There was bit of an uncomfortable moment at the mayor’s press conference today when Michael Bloomberg stopped his remarks and repeatedly expressed displeasure at a reporter in a wheelchair who struggled to turn off a tape recorder that accidentally began playing.
“Something’s playing. Maybe we could stop this and just start again,” Bloomberg said, standing at the podium with dozens of elected officials behind him, as a room full of reporters took notes. The event was also being carried live online and on television.
At one point, Christine Quinn leaned over to the podium, covered the microphone, and appeared to inform the mayor that the reporter who was responsible for the noise is in a wheelchair.
Bloomberg replied, “I understand that. He can still turn it off.”
“It’s a little too important to be playing music,” Bloomberg said later, still waiting for silence.
“Maybe we just take everything outside,” Bloomberg said, looking right at the reporter, Michael Harris of Examiner.com.

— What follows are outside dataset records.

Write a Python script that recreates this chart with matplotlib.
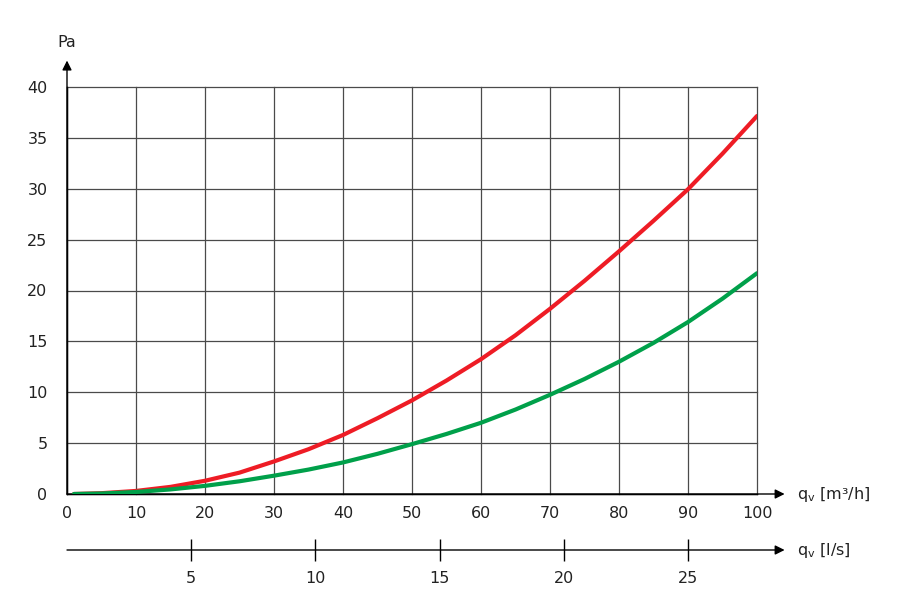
import matplotlib
matplotlib.use("Agg")
import matplotlib.pyplot as plt

# data
flow_m3h = [1, 5, 10, 15, 20, 25, 30, 35, 40, 45, 50, 55, 60, 65, 70, 75, 80, 85, 90, 95, 100]
red_pa = [0.0, 0.08, 0.3, 0.7, 1.3, 2.1, 3.2, 4.4, 5.8, 7.45, 9.2, 11.15, 13.25, 15.6, 18.2,
          20.95, 23.85, 26.85, 29.95, 33.45, 37.15]
green_pa = [0.0, 0.05, 0.2, 0.45, 0.8, 1.25, 1.8, 2.4, 3.1, 3.95, 4.9, 5.9, 7.0, 8.3, 9.75,
            11.3, 13.0, 14.85, 16.9, 19.2, 21.7]
x_ticks = [0, 10, 20, 30, 40, 50, 60, 70, 80, 90, 100]
y_ticks = [0, 5, 10, 15, 20, 25, 30, 35, 40]
ls_ticks = [5, 10, 15, 20, 25]
M3H_PER_LS = 3.6

plt.rcParams['font.family'] = ['DejaVu Sans']
FS = 11.5
TXT = '#222222'

fig = plt.figure(figsize=(9, 6.02), dpi=100)
L, W = 67 / 900, 690 / 900
ax = fig.add_axes([L, 108 / 602, W, 407 / 602])

ax.set_xlim(0, 100)
ax.set_ylim(0, 40)
ax.set_xticks(x_ticks)
ax.set_yticks(y_ticks)
ax.grid(True, color='#4a4a4a', linewidth=0.9)
for gl in ax.get_xgridlines() + ax.get_ygridlines():
    gl.set_clip_on(False)
ax.set_axisbelow(True)
for s in ['top', 'right']:
    ax.spines[s].set_visible(False)
for s in ['left', 'bottom']:
    ax.spines[s].set_color('black')
    ax.spines[s].set_linewidth(1.0)
ax.tick_params(axis='both', length=0, labelsize=FS, labelcolor=TXT)
ax.tick_params(axis='x', pad=9)
ax.tick_params(axis='y', pad=14)

ax.plot(flow_m3h, red_pa, color='#ee1c25', linewidth=3, solid_capstyle='round',
        solid_joinstyle='round', zorder=3)
ax.plot(flow_m3h, green_pa, color='#00a04a', linewidth=3, solid_capstyle='round',
        solid_joinstyle='round', zorder=4)

# axis arrows
ax.annotate('', xy=(104.0, 0), xytext=(0, 0), xycoords='data',
            arrowprops=dict(arrowstyle='-|>', color='black', lw=1.0,
                            mutation_scale=14, shrinkA=0, shrinkB=0),
            annotation_clip=False)
ax.annotate('', xy=(0, 42.6), xytext=(0, 0), xycoords='data',
            arrowprops=dict(arrowstyle='-|>', color='black', lw=1.0,
                            mutation_scale=14, shrinkA=0, shrinkB=0),
            annotation_clip=False)

ax.text(0, 44.4, 'Pa', ha='center', va='center', fontsize=FS, color=TXT)
ax.text(105.8, 0, r'q$_\mathregular{v}$ [m³/h]', ha='left', va='center', fontsize=FS, color=TXT)

# secondary l/s axis
ax2 = fig.add_axes([L, (602 - 550) / 602, W, 0.0001])
ax2.set_xlim(0, 100 / M3H_PER_LS)
ax2.set_ylim(0, 1)
for s in ['top', 'right', 'left', 'bottom']:
    ax2.spines[s].set_visible(False)
ax2.set_yticks([])
ax2.set_xticks(ls_ticks)
ax2.tick_params(axis='x', direction='inout', length=16, width=1.0, color='black',
                labelsize=FS, labelcolor=TXT, pad=7)
ax2.annotate('', xy=(104.0 / M3H_PER_LS, 0), xytext=(0, 0), xycoords='data',
             arrowprops=dict(arrowstyle='-|>', color='black', lw=1.0,
                             mutation_scale=14, shrinkA=0, shrinkB=0),
             annotation_clip=False)
ax2.text(105.8 / M3H_PER_LS, 0, r'q$_\mathregular{v}$ [l/s]', ha='left', va='center',
         fontsize=FS, color=TXT)

fig.savefig('out.png', dpi=100)
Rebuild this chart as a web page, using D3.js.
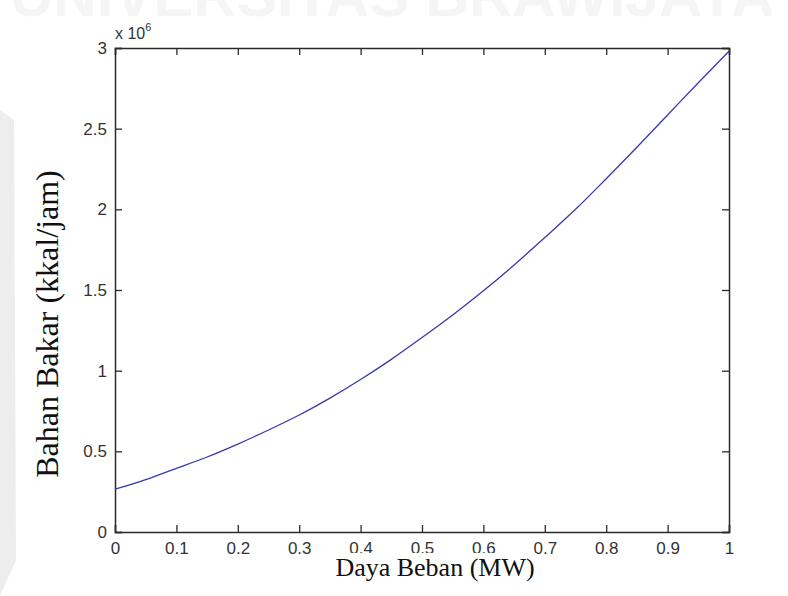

Later, during a Q&A with reporters that Harris did not attend, Bloomberg defended his actions.
“I didn’t reprimand him. He had his phone,” Bloomberg said, before correcting himself. “He comes to all the press conferences. He’s a good reporter. And we have dialogues all the time. Anybody, if you bring in a tape recorder and start playing somebody’s–I don’t know what it was, we’re going to stop.”
Afterward, Harris told me a photographer knocked over his jacket which held his recorder. When it fell onto the ground, the recorded starting playing. Harris said he at first didn’t realize where the noise was coming from, but once he did, he could not reach down and get to the recorder easily.
Regardless of the noise, Harris said the mayor was “way out of line” and that he felt “quite embarrassed at being singled out like that.”
He said, “I think the mayor took something very minor and made it into something major and was a very cheap shot at me. I do think an apology would be in order here.”